The emphasis in the above scripture is on the word Learn.  That is the operative all important word in that scriptural verse. A woman’s first assignment is to learn or discover and know who God made her to be in quietness of reflection, study and prayer. If she goes on to marry, it is her responsibility to choose well, a man she knows she can submit to. It is her responsibility to learn the boundaries and requirements of that relationship and how best she can fulfil them satisfactorily. In agreement with her husband she can then learn the rudiments of whatever trade, career, profession, calling, office outside her home that does not conflict with what her husband is willing to be jointly responsible and accountable with her to God for.

Every woman who God used had her husband or the head of her household mentioned, unless she was unmarried.  Jesus had women followers, women disciples who were not in the forefront in due reverence to their marriages. Even where a woman is more learned than her husband they must together come to an agreement about her boundaries before she proceeds to do ‘her thing’ outside the home. This is a safeguard for her.

A woman who has not learnt well will communicate falsehood for which not only she herself is accountable but her husband too. God holds a man accountable for himself but he also holds a man accountable for his wife and his household. Any thing done by them which he is aware of will if necessary become his debt to pay.

Through wisdom is an house builded; and by understanding it is established: (Proverbs 24:3 KJV)

As can be seen from scripture, Joshua, the man of God made choices that covered he and  all members of his household.

‘And if it seem evil unto you to serve the Lord, choose you this day whom ye will serve; whether the gods which your fathers served that were on the other side of the flood, or the gods of the Amorites, in whose land ye dwell: but as for me and my house, we will serve the Lord’. (Joshua 24:15 KJV)

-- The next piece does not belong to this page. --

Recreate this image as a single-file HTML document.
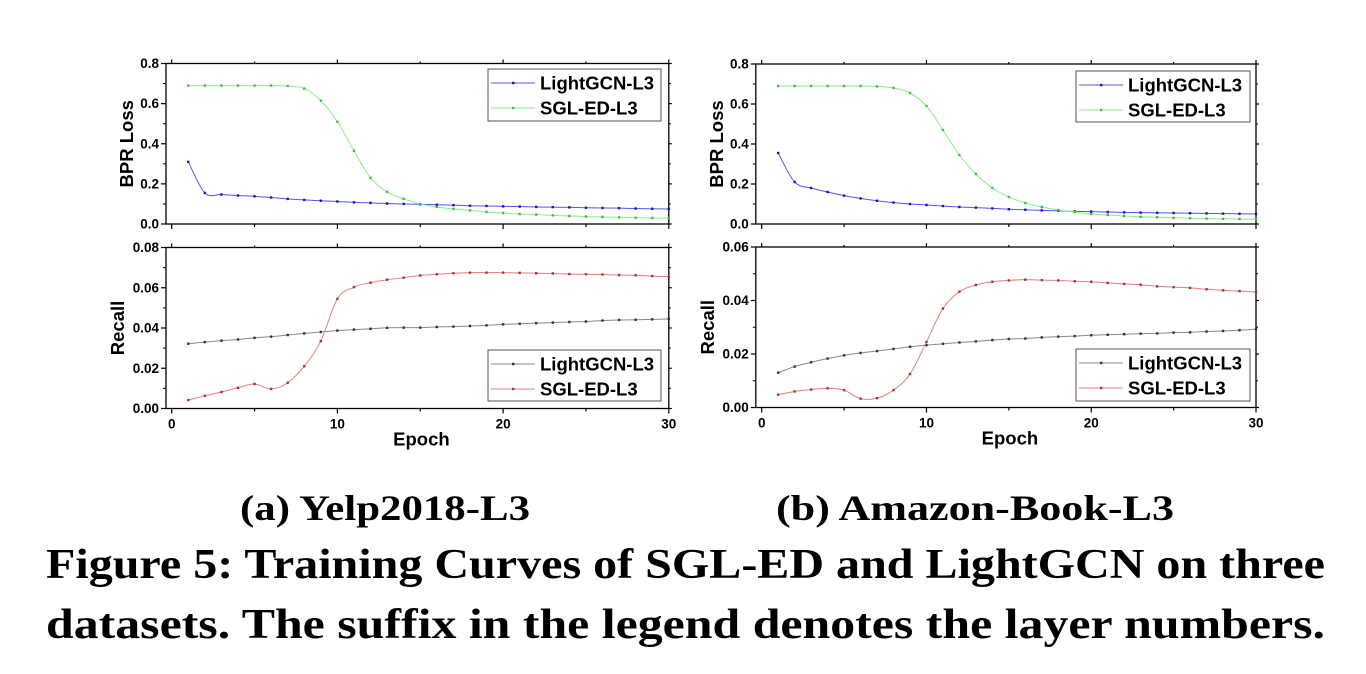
<!DOCTYPE html>
<html><head><meta charset="utf-8"><style>
html,body{margin:0;padding:0;background:#fff;width:1366px;height:674px;overflow:hidden}
svg{display:block}
.t{font-family:"Liberation Sans",Arial,sans-serif;font-weight:bold;fill:#000}
.c{font-family:"Liberation Serif",serif;font-weight:bold;fill:#000}
</style></head><body>
<svg id="fig" width="1366" height="674" viewBox="0 0 1366 674">
<text class="c" x="385" y="520" font-size="36" text-anchor="middle" textLength="290" lengthAdjust="spacingAndGlyphs">(a) Yelp2018-L3</text>
<text class="c" x="975" y="520" font-size="36" text-anchor="middle" textLength="398" lengthAdjust="spacingAndGlyphs">(b) Amazon-Book-L3</text>
<text class="c" x="46" y="578" font-size="42" textLength="1279" lengthAdjust="spacingAndGlyphs">Figure 5: Training Curves of SGL-ED and LightGCN on three</text>
<text class="c" x="46" y="638" font-size="42" textLength="1279" lengthAdjust="spacingAndGlyphs">datasets. The suffix in the legend denotes the layer numbers.</text>
</svg>
<script>
const epochs = Array.from({length:30},(_,i)=>i+1);
const yelpLossLight = [0.31,0.155,0.147,0.142,0.138,0.132,0.125,0.12,0.116,0.112,0.108,0.105,0.102,0.1,0.098,0.096,0.094,0.091,0.09,0.088,0.087,0.085,0.084,0.083,0.081,0.08,0.079,0.077,0.076,0.075];
const yelpLossSgl = [0.69,0.69,0.69,0.69,0.69,0.69,0.688,0.675,0.615,0.51,0.365,0.23,0.16,0.125,0.1,0.085,0.075,0.068,0.06,0.055,0.05,0.047,0.043,0.04,0.037,0.035,0.033,0.031,0.03,0.03];
const yelpRecLight = [0.0322,0.033,0.0337,0.0343,0.0351,0.0357,0.0365,0.0373,0.038,0.0387,0.0392,0.0396,0.0401,0.0402,0.0402,0.0405,0.0407,0.041,0.0413,0.0418,0.0421,0.0424,0.0427,0.043,0.0432,0.0437,0.044,0.0441,0.0443,0.0445];
const yelpRecSgl = [0.0042,0.0063,0.0082,0.0103,0.0122,0.0097,0.0128,0.021,0.0335,0.0545,0.0603,0.0625,0.064,0.065,0.0661,0.0667,0.0672,0.0675,0.0675,0.0675,0.0674,0.0672,0.0671,0.0668,0.0667,0.0666,0.0663,0.0662,0.0658,0.0655];
const amzLossLight = [0.355,0.21,0.18,0.16,0.142,0.128,0.116,0.107,0.1,0.095,0.09,0.085,0.082,0.078,0.074,0.071,0.068,0.066,0.063,0.062,0.06,0.058,0.057,0.056,0.055,0.054,0.053,0.052,0.051,0.05];
const amzLossSgl = [0.69,0.69,0.69,0.69,0.69,0.69,0.688,0.68,0.655,0.59,0.47,0.345,0.25,0.18,0.135,0.105,0.085,0.07,0.06,0.05,0.045,0.04,0.036,0.034,0.031,0.029,0.027,0.026,0.025,0.024];
const amzRecLight = [0.013,0.0153,0.0169,0.0183,0.0195,0.0204,0.0211,0.0219,0.0227,0.0233,0.0238,0.0243,0.0247,0.0252,0.0256,0.0258,0.0262,0.0265,0.0267,0.027,0.0272,0.0274,0.0276,0.0277,0.028,0.0281,0.0284,0.0286,0.0289,0.0293];
const amzRecSgl = [0.0048,0.006,0.0067,0.0072,0.0065,0.0033,0.0035,0.0065,0.0125,0.0245,0.037,0.0433,0.0458,0.047,0.0475,0.0478,0.0476,0.0475,0.0472,0.047,0.0466,0.0462,0.0459,0.0453,0.045,0.0447,0.0442,0.0438,0.0435,0.0432];
const xTicks = [0,10,20,30];
const lossTicks = [0,0.2,0.4,0.6,0.8];
const yelpRecTicks = [0,0.02,0.04,0.06,0.08];
const amzRecTicks = [0,0.02,0.04,0.06];
const seriesNames = ["LightGCN-L3","SGL-ED-L3"];

const svg = document.getElementById('fig');
const NS = 'http://www.w3.org/2000/svg';
function mk(tag, attrs, parent){const e=document.createElementNS(NS,tag);for(const k in attrs)e.setAttribute(k,attrs[k]);(parent||svg).appendChild(e);return e;}

function smooth(pts){
  let d='M'+pts[0][0]+','+pts[0][1];
  for(let i=0;i<pts.length-1;i++){
    const p0=pts[Math.max(0,i-1)],p1=pts[i],p2=pts[i+1],p3=pts[Math.min(pts.length-1,i+2)];
    const c1=[p1[0]+(p2[0]-p0[0])/6,p1[1]+(p2[1]-p0[1])/6];
    const c2=[p2[0]-(p3[0]-p1[0])/6,p2[1]-(p3[1]-p1[1])/6];
    d+=' C'+c1[0]+','+c1[1]+' '+c2[0]+','+c2[1]+' '+p2[0]+','+p2[1];
  }
  return d;
}

function panel(o){
  const g=mk('g',{});
  
  
  const xs=v=>o.x0+(v/30)*(o.x30-o.x0);
  const ys=v=>o.yb-(v/o.ymax)*(o.yb-o.yt);
  mk('rect',{x:o.fl,y:o.yt,width:o.x30-o.fl,height:o.yb-o.yt,fill:'none',stroke:'#000','stroke-width':1.3},g);
  const step=o.yTicks[1]-o.yTicks[0];
  o.yTicks.forEach((v,i)=>{
    const y=ys(v);
    mk('line',{x1:o.fl-5,y1:y,x2:o.fl,y2:y,stroke:'#000','stroke-width':1.2},g);
    mk('line',{x1:o.x30,y1:y,x2:o.x30+3,y2:y,stroke:'#000','stroke-width':1.2},g);
    const t=mk('text',{x:o.fl-7,y:y+4.5,'text-anchor':'end','font-size':13.5,class:'t'},g);
    t.textContent=v.toFixed(o.dec);
    
    
    if(i<o.yTicks.length-1){const ym=ys(v+step/2);
      mk('line',{x1:o.fl-3,y1:ym,x2:o.fl,y2:ym,stroke:'#000','stroke-width':1},g);
      mk('line',{x1:o.x30,y1:ym,x2:o.x30+2,y2:ym,stroke:'#000','stroke-width':1},g);}
  });
  [0,5,10,15,20,25,30].forEach(v=>{
    const x=xs(v),maj=v%10===0;
    mk('line',{x1:x,y1:o.yb,x2:x,y2:o.yb+(maj?5:3),stroke:'#000','stroke-width':1.2},g);
    mk('line',{x1:x,y1:o.yt,x2:x,y2:o.yt-(maj?4:2),stroke:'#000','stroke-width':1.2},g);
  });
  if(o.showX){xTicks.forEach(v=>{const t=mk('text',{x:xs(v),y:o.yb+20,'text-anchor':'middle','font-size':13.5,class:'t'},g);t.textContent=v;
    
    });
    const e=mk('text',{x:(o.fl+o.x30)/2+4,y:o.yb+37,'text-anchor':'middle','font-size':18.5,class:'t'},g);e.textContent='Epoch';
    
    }
  const cy=(o.yt+o.yb)/2;
  const yt=mk('text',{x:0,y:0,'text-anchor':'middle','font-size':18.5,class:'t',transform:`translate(${o.fl-o.tOff},${cy}) rotate(-90)`},g);
  yt.textContent=o.ytitle;
  
  
  o.series.forEach((s,si)=>{
    const pts=epochs.map((e,i)=>[xs(e),ys(s.data[i])]);
    const p=mk('path',{d:smooth(pts),fill:'none',stroke:s.color,'stroke-width':1},g);
    
    
    pts.forEach(q=>{const m=mk('rect',{x:q[0]-1.2,y:q[1]-1.2,width:2.4,height:2.4,fill:s.mark},g);
      
      });
  });
  const L=o.leg;
  const lg=mk('g',{},g);
  
  
  mk('rect',{x:L.x,y:L.y,width:L.w,height:L.h,fill:'#fff',stroke:'#555','stroke-width':1},lg);
  o.series.forEach((s,si)=>{
    const ly=L.y+14+si*25;
    mk('line',{x1:L.x+3,y1:ly,x2:L.x+47,y2:ly,stroke:s.color,'stroke-width':1},lg);
    mk('rect',{x:L.x+24,y:ly-1.2,width:2.4,height:2.4,fill:s.mark},lg);
    const t=mk('text',{x:L.x+52,y:ly+6.5,'font-size':18.5,class:'t'},lg);
    t.textContent=seriesNames[si];
    
    
  });
}
const blue={color:'#5555ee',mark:'#1a1aa0'},green={color:'#88ee88',mark:'#44bb44'},
      grey={color:'#888',mark:'#333'},red={color:'#e08080',mark:'#b03030'};
panel({name:'yelp-loss-chart',fl:166,x0:171.7,x30:668.8,yt:63.5,yb:224,ymax:0.8,yTicks:lossTicks,dec:1,ytitle:'BPR Loss',tOff:33,
  series:[{key:'lightgcn',data:yelpLossLight,...blue},{key:'sgl-ed',data:yelpLossSgl,...green}],leg:{x:488,y:69,w:173,h:52}});
panel({name:'yelp-recall-chart',fl:166,x0:171.7,x30:668.8,yt:247.5,yb:408.5,ymax:0.08,yTicks:yelpRecTicks,dec:2,ytitle:'Recall',showX:true,tOff:42,
  series:[{key:'lightgcn',data:yelpRecLight,...grey},{key:'sgl-ed',data:yelpRecSgl,...red}],leg:{x:488,y:350,w:173,h:51}});
panel({name:'amazon-loss-chart',fl:755.8,x0:761.7,x30:1256,yt:64,yb:224,ymax:0.8,yTicks:lossTicks,dec:1,ytitle:'BPR Loss',tOff:33,
  series:[{key:'lightgcn',data:amzLossLight,...blue},{key:'sgl-ed',data:amzLossSgl,...green}],leg:{x:1076,y:71,w:174,h:51}});
panel({name:'amazon-recall-chart',fl:755.8,x0:761.7,x30:1256,yt:247,yb:407.5,ymax:0.06,yTicks:amzRecTicks,dec:2,ytitle:'Recall',showX:true,tOff:42,
  series:[{key:'lightgcn',data:amzRecLight,...grey},{key:'sgl-ed',data:amzRecSgl,...red}],leg:{x:1076,y:349,w:174,h:52}});
</script>
</body></html>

The scriptures leaves no woman or girl uncovered.

Now she that is a widow indeed, and desolate, trusteth in God, and continueth in supplications and prayers night and day. But she that liveth in pleasure is dead while she liveth. And these things give in charge, that they may be blameless. But if any provide not for his own, and specially for those of his own house, he hath denied the faith, and is worse than an infidel. (1 Timothy 5:5-8 KJV)

Anything you speak out of your mouth, whether you are a woman or a man, you must be ready to stand by those words and their consequences too.

‘When thou shalt vow a vow unto the Lord thy God, thou shalt not slack to pay it: for the Lord thy God will surely require it of thee; and it would be sin in thee. But if thou shalt forbear to vow, it shall be no sin in thee. That which is gone out of thy lips thou shalt keep and perform; even a freewill offering, according as thou hast vowed unto the Lord thy God, which thou hast promised with thy mouth’. (Deuteronomy 23:21-23 KJV)

God’s insurance policy is such that, if you are unmarried as a woman, you are covered by your father or the father figure to whom you submit. He is held responsible for all your mistakes. If you are married then it is your husband. What they disallow within the remit of their responsibility and you continue to do, you must pay for yourself.

If a man vow a vow unto the Lord, or swear an oath to bind his soul with a bond; he shall not break his word, he shall do according to all that proceedeth out of his mouth. If a woman also vow a vow unto the Lord, and bind herself by a bond, being in her father’s house in her youth; And her father hear her vow, and her bond wherewith she hath bound her soul, and her father shall hold his peace at her: then all her vows shall stand, and every bond wherewith she hath bound her soul shall stand. But if her father disallow her in the day that he heareth; not any of her vows, or of her bonds wherewith she hath bound her soul, shall stand: and the Lord shall forgive her, because her father disallowed her. And if she had at all an husband, when she vowed, or uttered ought out of her lips, wherewith she bound her soul; And her husband heard it, and held his peace at her in the day that he heard it: then her vows shall stand, and her bonds wherewith she bound her soul shall stand. But if her husband disallowed her on the day that he heard it; then he shall make her vow which she vowed, and that which she uttered with her lips, wherewith she bound her soul, of none effect: and the Lord shall forgive her. But every vow of a widow, and of her that is divorced, wherewith they have bound their souls, shall stand against her. And if she vowed in her husband’s house, or bound her soul by a bond with an oath; And her husband heard it, and held his peace at her, and disallowed her not: then all her vows shall stand, and every bond wherewith she bound her soul shall stand. But if her husband hath utterly made them void on the day he heard them; then whatsoever proceeded out of her lips concerning her vows, or concerning the bond of her soul, shall not stand: her husband hath made them void; and the Lord shall forgive her. Every vow, and every binding oath to afflict the soul, her husband may establish it, or her husband may make it void. But if her husband altogether hold his peace at her from day to day; then he establisheth all her vows, or all her bonds, which are upon her: he confirmeth them, because he held his peace at her in the day that he heard them. But if he shall any ways make them void after that he hath heard them; then he shall bear her iniquity. These are the statutes, which the Lord commanded Moses, between a man and his wife, between the father and his daughter, being yet in her youth in her father’s house’. (Numbers 30:2-16 KJV)

Some see the above scripture as archaic, part of the Old Testament laws that should be discarded, thinking it allows the handling of a woman as a property, or a possession and not an equal. On the contrary, instead of objectifying women, I rather see it as placing value on them beyond normal human equality. It indemnifies them. It allows them to wait until they are fully ready, to bear the responsibility for their actions before the consequences are imputed to them.